As touch therapy continues to gain acceptance in all sorts of wellness venues—from rehabilitation centers and health clinics to doctors’ offices and even hospitals—massage therapists and bodyworkers will have more and more opportunities to find rewarding hands-on work. The curriculum at many massage schools has already started to reflect the trend of taking massage therapy and bodywork into a diverse range of medical settings.
However, for those massage therapists and bodyworkers who have already graduated from massage school and never had the opportunity to acquire focused knowledge and skills around the topic of medical massage, continuing education offers the perfect solution.
In fact, continuing education is also great idea even for those massage therapists who are not quite sure whether they want to take their career in the direction of medical massage. By taking one or two classes on a specific subject pertaining to medical massage, you should be able to tell whether that particular niche sparks your passion enough to make it central to your practice.
One thing is clear—if you hope to work with medical patients, you will need to have advanced skills, a well-rounded education and preferably even some hands-on experience. This is where continuing education comes in.

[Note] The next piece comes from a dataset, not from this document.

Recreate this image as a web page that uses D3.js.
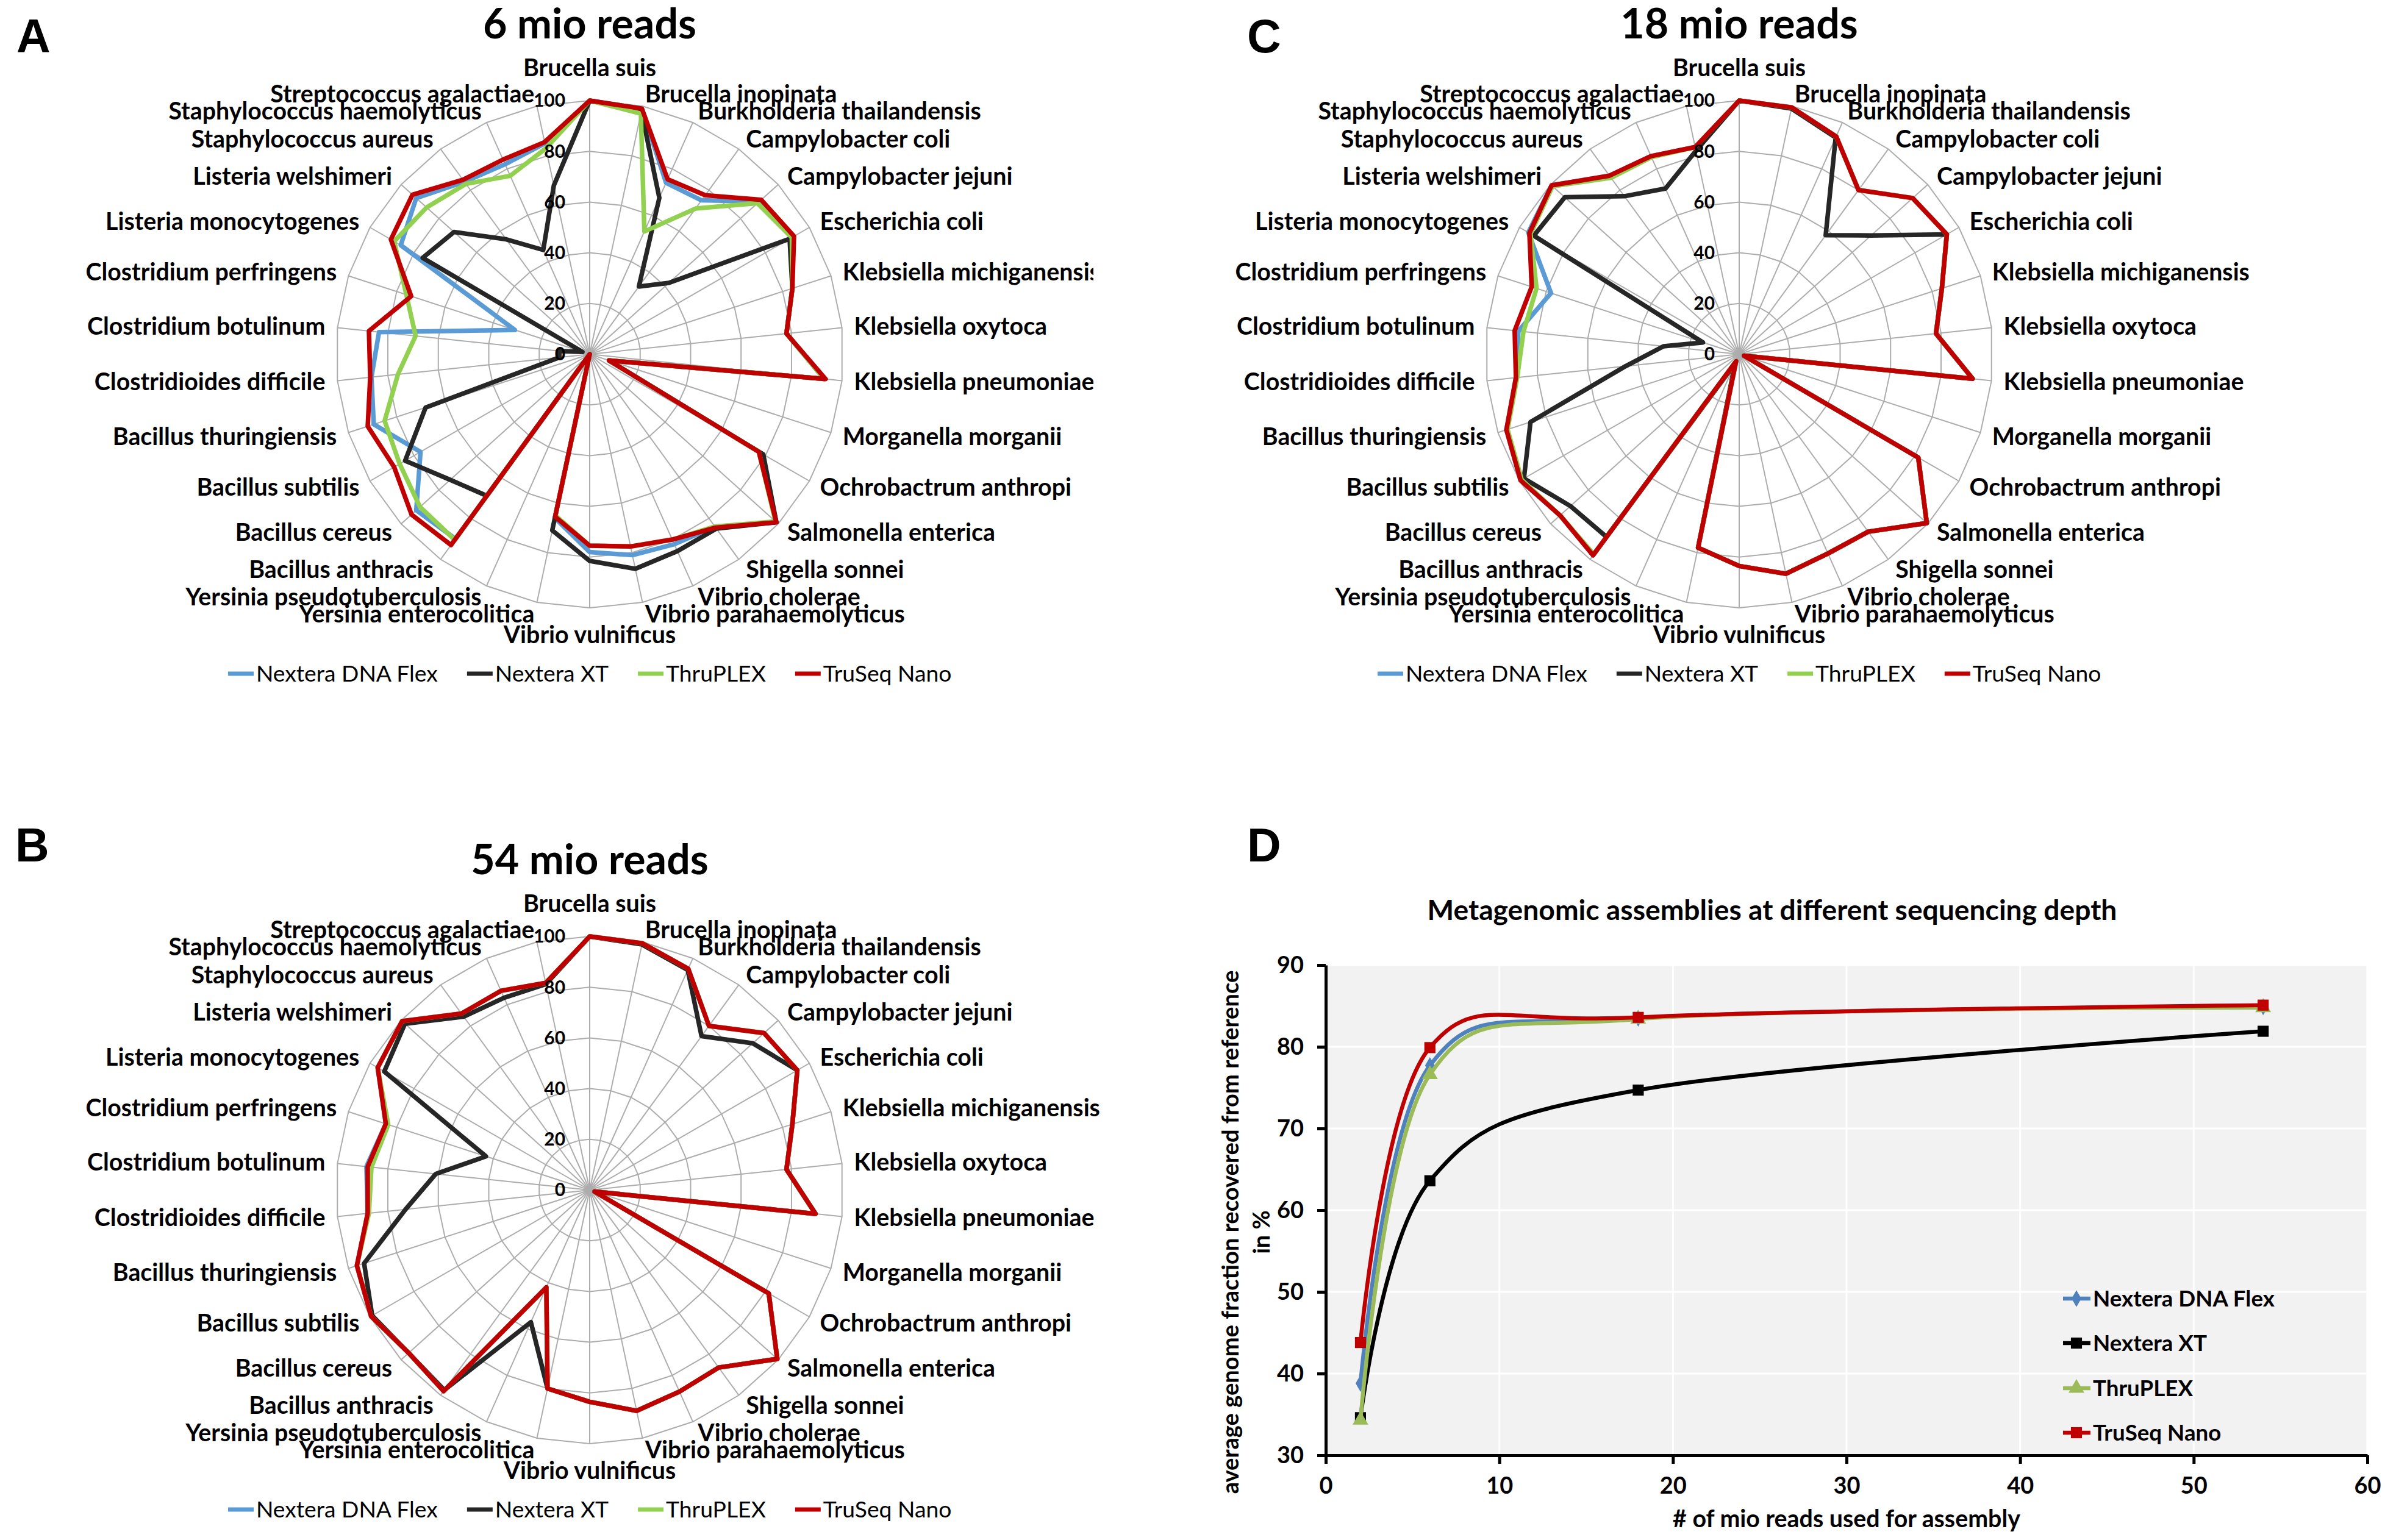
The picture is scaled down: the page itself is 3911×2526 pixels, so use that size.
<!DOCTYPE html>
<html>
<head>
<meta charset="utf-8">
<script src="https://cdn.jsdelivr.net/npm/d3@7"></script>
<style>
  body { margin: 0; background: #fff; }
</style>
</head>
<body>
<script>
// species on the radar axes, clockwise from the top
var categories = ["Brucella suis", "Brucella inopinata", "Burkholderia thailandensis", "Campylobacter coli",
  "Campylobacter jejuni", "Escherichia coli", "Klebsiella michiganensis", "Klebsiella oxytoca",
  "Klebsiella pneumoniae", "Morganella morganii", "Ochrobactrum anthropi", "Salmonella enterica",
  "Shigella sonnei", "Vibrio cholerae", "Vibrio parahaemolyticus", "Vibrio vulnificus",
  "Yersinia enterocolitica", "Yersinia pseudotuberculosis", "Bacillus anthracis", "Bacillus cereus",
  "Bacillus subtilis", "Bacillus thuringiensis", "Clostridioides difficile", "Clostridium botulinum",
  "Clostridium perfringens", "Listeria monocytogenes", "Listeria welshimeri", "Staphylococcus aureus",
  "Staphylococcus haemolyticus", "Streptococcus agalactiae"];

var seriesNames = ["Nextera DNA Flex", "Nextera XT", "ThruPLEX", "TruSeq Nano"];
var radialTicks = [0, 20, 40, 60, 80, 100];

// 6 mio reads
var flex6   = [100, 99, 74, 75, 90, 92, 84, 78, 93, 8, 77, 99, 84, 82, 81, 78, 66, 0, 90, 92, 77, 89.5, 86.5, 83.5, 31, 86, 92, 84, 82, 85];
var xt6     = [100, 98, 67.5, 33, 42, 91, 84, 78, 93, 8, 79, 99, 85, 85, 86.5, 81.5, 71, 0, 69, 74, 84, 68, 12, 12, 3, 76, 72, 56, 45, 68];
var thru6   = [100, 97, 53, 71, 89, 92, 84, 78, 93, 8, 77, 98.5, 84, 80, 77.5, 75.5, 65, 0, 90.5, 90, 86.5, 85, 76, 69, 76, 89, 86.5, 83, 77, 83];
var truseq6 = [100, 99, 75.5, 77.5, 91, 93, 84, 78, 93.5, 8, 77, 99, 84.5, 80, 77.5, 75.5, 65.5, 0, 93, 94.5, 89, 92, 87, 87.5, 74, 90.5, 94, 85, 84, 85.5];

// 18 mio reads
var flex18   = [100, 99.5, 94, 80, 92, 94.5, 84, 78, 92.5, 2, 81.5, 99.5, 86.5, 86, 88.5, 83.5, 78, 3, 98, 95, 99.5, 96.5, 88.5, 87.5, 78, 96, 99.5, 87, 85.5, 83.5];
var xt18     = [100, 99, 93.5, 58, 70, 94.5, 84, 78, 92.5, 2, 81.5, 99.5, 86.5, 86, 88.5, 83.5, 78, 4, 89, 89.5, 98, 86.5, 45, 30, 15, 93.5, 92.5, 77, 71.5, 82];
var thru18   = [100, 99.5, 94, 80, 92, 94.5, 84, 78, 92.5, 2, 81.5, 99.5, 86.5, 86, 88.5, 83.5, 78, 3, 97.5, 95, 99, 96, 88, 85.5, 84, 95, 99, 86, 85, 83.5];
var truseq18 = [100, 99.5, 94, 80, 92, 94.5, 84, 78, 92.5, 2, 81.5, 99.5, 86.5, 86, 88.5, 83.5, 78, 3, 98, 95, 99.5, 96.5, 88.5, 89, 86, 95.5, 99.5, 87, 85.5, 83.5];

// 54 mio reads
var flex54   = [100, 99.5, 95.5, 80, 92.5, 94.5, 84, 78, 89.5, 2, 81.5, 99.5, 86.5, 87, 89, 83.5, 80, 42, 98, 96, 99.5, 96.5, 88, 88.5, 84.5, 96.5, 99.5, 86, 86, 83.5];
var xt54     = [100, 99, 95, 75, 86.5, 94.5, 84, 78, 89.5, 2, 81.5, 99.5, 86.5, 87, 89, 83.5, 80, 57, 97.5, 96, 99, 93.5, 73, 61, 43, 93.5, 98, 84.5, 83, 83];
var thru54   = [100, 99.5, 95.5, 80, 92.5, 94.5, 84, 78, 89.5, 2, 81.5, 99.5, 86.5, 87, 89, 83.5, 80, 42, 98, 96, 99.5, 96.5, 87.5, 86.5, 83.5, 96.5, 99.5, 86, 86, 83.5];
var truseq54 = [100, 99.5, 95.5, 80, 92.5, 94.5, 84, 78, 89.5, 2, 81.5, 99.5, 86.5, 87, 89, 83.5, 80, 42, 98, 96, 99.5, 96.5, 88, 88, 84.5, 96.5, 99.5, 86, 86, 83.5];

// panel D: genome fraction vs sequencing depth
var depthReads   = [2, 6, 18, 54];
var flexDepth    = [38.8, 77.7, 83.5, 84.9];
var xtDepth      = [34.6, 63.6, 74.7, 81.9];
var thruDepth    = [34.3, 76.6, 83.4, 84.8];
var truseqDepth  = [43.8, 79.9, 83.6, 85.1];
var depthTicksX  = [0, 10, 20, 30, 40, 50, 60];
var depthTicksY  = [30, 40, 50, 60, 70, 80, 90];

var radarColors = ["#5b9bd5", "#262626", "#92d050", "#c00000"];
var lineColors  = ["#4f81bd", "#000000", "#9bbb59", "#c00000"];
var symbols     = [d3.symbolDiamond, d3.symbolSquare, d3.symbolTriangle, d3.symbolSquare];
var symbolSizes = [220, 330, 290, 330];

var FONT = "Lato, 'Open Sans', sans-serif";

var svg = d3.select("body").append("svg")
  .attr("width", 3911)
  .attr("height", 2526)
  .style("display", "block");

svg.append("rect").attr("width", 3911).attr("height", 2526).attr("fill", "#fff");

// pick a font size so a reference string gets the width it has in the figure
function fitSize(text, weight, target) {
  var t = svg.append("text")
    .attr("font-family", FONT)
    .attr("font-weight", weight)
    .attr("font-size", 100)
    .text(text);
  var w = t.node().getComputedTextLength();
  t.remove();
  return 100 * target / w;
}

var labelSize   = fitSize("Klebsiella pneumoniae", "bold", 394);
var rTickSize   = fitSize("100", "bold", 52);
var titleSize   = fitSize("6 mio reads", "bold", 350);
var legendSize  = fitSize("Nextera DNA Flex", "normal", 298);

svg.append("defs").append("clipPath").attr("id", "clipA")
  .append("rect").attr("x", 0).attr("y", 0).attr("width", 1793).attr("height", 1300);

function drawRadar(cx, cy, title, data, clip) {
  var g = svg.append("g");
  if (clip) g.attr("clip-path", "url(#" + clip + ")");

  var r = d3.scaleLinear().domain([0, 100]).range([0, 416]);
  var a = d3.scaleLinear().domain([0, categories.length]).range([0, 2 * Math.PI]);
  var inner = g.append("g").attr("transform", "translate(" + cx + "," + cy + ")");

  // grid rings
  inner.selectAll("path.ring")
    .data(radialTicks.slice(1))
    .join("path")
      .attr("class", "ring")
      .attr("d", function(t) {
        return d3.lineRadial()
          .angle(function(d, i) { return a(i); })
          .radius(r(t))
          .curve(d3.curveLinearClosed)(categories);
      })
      .attr("fill", "none")
      .attr("stroke", "#adadad")
      .attr("stroke-width", 2);

  // spokes
  inner.selectAll("line.spoke")
    .data(categories)
    .join("line")
      .attr("class", "spoke")
      .attr("x1", 0).attr("y1", 0)
      .attr("x2", function(d, i) { return r(100) * Math.sin(a(i)); })
      .attr("y2", function(d, i) { return -r(100) * Math.cos(a(i)); })
      .attr("stroke", "#adadad")
      .attr("stroke-width", 2);

  // series
  var radial = d3.lineRadial()
    .angle(function(d, i) { return a(i); })
    .radius(function(d) { return r(d); })
    .curve(d3.curveLinearClosed);

  data.forEach(function(vals, s) {
    inner.append("path")
      .attr("d", radial(vals))
      .attr("fill", "none")
      .attr("stroke", radarColors[s])
      .attr("stroke-width", 7.5)
      .attr("stroke-linejoin", "round");
  });

  // radial value labels
  inner.selectAll("text.rtick")
    .data(radialTicks)
    .join("text")
      .attr("class", "rtick")
      .attr("x", -40)
      .attr("y", function(d) { return -r(d); })
      .attr("dy", "0.35em")
      .attr("text-anchor", "end")
      .attr("font-family", FONT)
      .attr("font-weight", "bold")
      .attr("font-size", rTickSize)
      .text(function(d) { return d; });

  // category labels
  var L = 436;
  inner.selectAll("text.cat")
    .data(categories)
    .join("text")
      .attr("class", "cat")
      .each(function(d, i) {
        var th = a(i), sn = Math.sin(th), cs = Math.cos(th);
        var t = d3.select(this);
        if (Math.abs(sn) < 1e-6) {
          t.attr("x", 0)
           .attr("y", cs > 0 ? -L - 20 : L + 38)
           .attr("text-anchor", "middle");
        } else {
          t.attr("x", L * sn)
           .attr("y", -L * cs)
           .attr("dy", "0.35em")
           .attr("text-anchor", sn > 0 ? "start" : "end");
        }
      })
      .attr("font-family", FONT)
      .attr("font-weight", "bold")
      .attr("font-size", labelSize)
      .text(function(d) { return d; });

  // title
  g.append("text")
    .attr("x", cx)
    .attr("y", cy - 518)
    .attr("text-anchor", "middle")
    .attr("font-family", FONT)
    .attr("font-weight", "bold")
    .attr("font-size", titleSize)
    .text(title);

  // legend
  var lx = cx - 593, ly = cy + 524;
  seriesNames.forEach(function(name, s) {
    g.append("line")
      .attr("x1", lx).attr("x2", lx + 42)
      .attr("y1", ly).attr("y2", ly)
      .attr("stroke", radarColors[s])
      .attr("stroke-width", 7);
    var t = g.append("text")
      .attr("x", lx + 46)
      .attr("y", ly)
      .attr("dy", "0.35em")
      .attr("font-family", FONT)
      .attr("font-size", legendSize)
      .text(name);
    lx += 46 + t.node().getComputedTextLength() + 48;
  });
}

drawRadar(967, 581, "6 mio reads", [flex6, xt6, thru6, truseq6], "clipA");
drawRadar(2852, 581, "18 mio reads", [flex18, xt18, thru18, truseq18]);
drawRadar(967, 1952, "54 mio reads", [flex54, xt54, thru54, truseq54]);

// panel letters
[["A", 27, 86], ["C", 2045, 86], ["B", 25, 1413], ["D", 2045, 1413]].forEach(function(p) {
  svg.append("text")
    .attr("x", p[1]).attr("y", p[2])
    .attr("font-family", "'Liberation Sans', Arial, sans-serif")
    .attr("font-weight", "bold")
    .attr("font-size", 77)
    .text(p[0]);
});

// ---- panel D ----
var x = d3.scaleLinear().domain([0, 60]).range([2174, 3882]);
var y = d3.scaleLinear().domain([30, 90]).range([2387, 1583]);

var dTitleSize  = fitSize("Metagenomic assemblies at different sequencing depth", "bold", 1131);
var dTickSize   = fitSize("90", "bold", 44);
var dXTitleSize = fitSize("# of mio reads used for assembly", "bold", 570);
var dYTitleSize = fitSize("average genome fraction recovered from reference", "bold", 859);
var dLegendSize = fitSize("Nextera DNA Flex", "bold", 298);

var d = svg.append("g");

d.append("rect")
  .attr("x", x(0)).attr("y", y(90))
  .attr("width", x(60) - x(0)).attr("height", y(30) - y(90))
  .attr("fill", "#f2f2f2");

d.selectAll("line.hgrid")
  .data(depthTicksY.slice(1))
  .join("line")
    .attr("x1", x(0)).attr("x2", x(60))
    .attr("y1", function(v) { return y(v); }).attr("y2", function(v) { return y(v); })
    .attr("stroke", "#fff").attr("stroke-width", 3);

d.selectAll("line.vgrid")
  .data(depthTicksX.slice(1))
  .join("line")
    .attr("y1", y(30)).attr("y2", y(90))
    .attr("x1", function(v) { return x(v); }).attr("x2", function(v) { return x(v); })
    .attr("stroke", "#fff").attr("stroke-width", 3);

var yAxis = d.append("g")
  .attr("transform", "translate(" + x(0) + ",0)")
  .call(d3.axisLeft(y).tickValues(depthTicksY).tickSize(14).tickSizeOuter(0).tickPadding(22));
var xAxis = d.append("g")
  .attr("transform", "translate(0," + y(30) + ")")
  .call(d3.axisBottom(x).tickValues(depthTicksX).tickSize(14).tickSizeOuter(0).tickPadding(22));

[yAxis, xAxis].forEach(function(ax) {
  ax.select(".domain").attr("stroke", "#000").attr("stroke-width", 5);
  ax.selectAll(".tick line").attr("stroke", "#000").attr("stroke-width", 5);
  ax.selectAll(".tick text")
    .attr("font-family", FONT)
    .attr("font-weight", "bold")
    .attr("font-size", dTickSize)
    .attr("fill", "#000");
});

var curve = d3.line()
  .x(function(v, i) { return x(depthReads[i]); })
  .y(function(v) { return y(v); })
  .curve(d3.curveCatmullRom.alpha(0));

[flexDepth, xtDepth, thruDepth, truseqDepth].forEach(function(vals, s) {
  d.append("path")
    .attr("d", curve(vals))
    .attr("fill", "none")
    .attr("stroke", lineColors[s])
    .attr("stroke-width", 6.5);
  d.selectAll("path.m" + s)
    .data(vals)
    .join("path")
      .attr("class", "m" + s)
      .attr("transform", function(v, i) { return "translate(" + x(depthReads[i]) + "," + y(v) + ")"; })
      .attr("d", d3.symbol().type(symbols[s]).size(symbolSizes[s]))
      .attr("fill", lineColors[s]);
});

// legend inside plot
var legY = [2130, 2203, 2277, 2350];
seriesNames.forEach(function(name, s) {
  d.append("line")
    .attr("x1", 3383).attr("x2", 3428)
    .attr("y1", legY[s]).attr("y2", legY[s])
    .attr("stroke", lineColors[s]).attr("stroke-width", 6.5);
  d.append("path")
    .attr("transform", "translate(3405," + legY[s] + ")")
    .attr("d", d3.symbol().type(symbols[s]).size(symbolSizes[s]))
    .attr("fill", lineColors[s]);
  d.append("text")
    .attr("x", 3432).attr("y", legY[s])
    .attr("dy", "0.35em")
    .attr("font-family", FONT)
    .attr("font-weight", "bold")
    .attr("font-size", dLegendSize)
    .text(name);
});

d.append("text")
  .attr("x", 2906).attr("y", 1509)
  .attr("text-anchor", "middle")
  .attr("font-family", FONT)
  .attr("font-weight", "bold")
  .attr("font-size", dTitleSize)
  .text("Metagenomic assemblies at different sequencing depth");

d.append("text")
  .attr("x", x(30)).attr("y", 2505)
  .attr("text-anchor", "middle")
  .attr("font-family", FONT)
  .attr("font-weight", "bold")
  .attr("font-size", dXTitleSize)
  .text("# of mio reads used for assembly");

var yt = d.append("text")
  .attr("transform", "translate(2031,2021) rotate(-90)")
  .attr("text-anchor", "middle")
  .attr("font-family", FONT)
  .attr("font-weight", "bold")
  .attr("font-size", dYTitleSize);
yt.append("tspan").attr("x", 0).attr("y", 0).text("average genome fraction recovered from reference");
yt.append("tspan").attr("x", 0).attr("y", 51).text("in %");
</script>
</body>
</html>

If possible, see if you can find a continuing education class on basic medical massage or hospital-based massage. In one of these more general continuing education classes, you should be able to learn the basics of this kind of massage therapy and bodywork, including the types of patient populations you may be working with and the necessary precautions that come with more medical forms of massage therapy and bodywork.
Once you have completed a course like this, or if you already have an idea of the way in which you hope to practice massage or bodywork in the medical setting, then you can move to more focused continuing education classes. Examples of the kinds of continuing education courses massage therapists and bodyworkers may choose to take would be those based on the patient population.
For instance, you may choose to take a continuing education class on prenatal or postpartum massage. During such a course, you should be able to tell whether this niche is the right one for you. Other examples include classes about massage and bodywork for cancer patients, palliative care patients, surgical patients, psychiatric patients, chemical dependency patients and more.
If you don’t have a specific patient population in mind, but you know you want to help medical patients feel better, try to take as many different continuing education classes as you can that pertain to medical massage and hospital massage for a variety of patient populations.
Before you enroll in one of the many continuing education classes available, attempt to do a bit of homework on the course provider, if possible. You want to make sure you’re learning from the right person—a person who has plenty of experience in the subject he or she is teaching.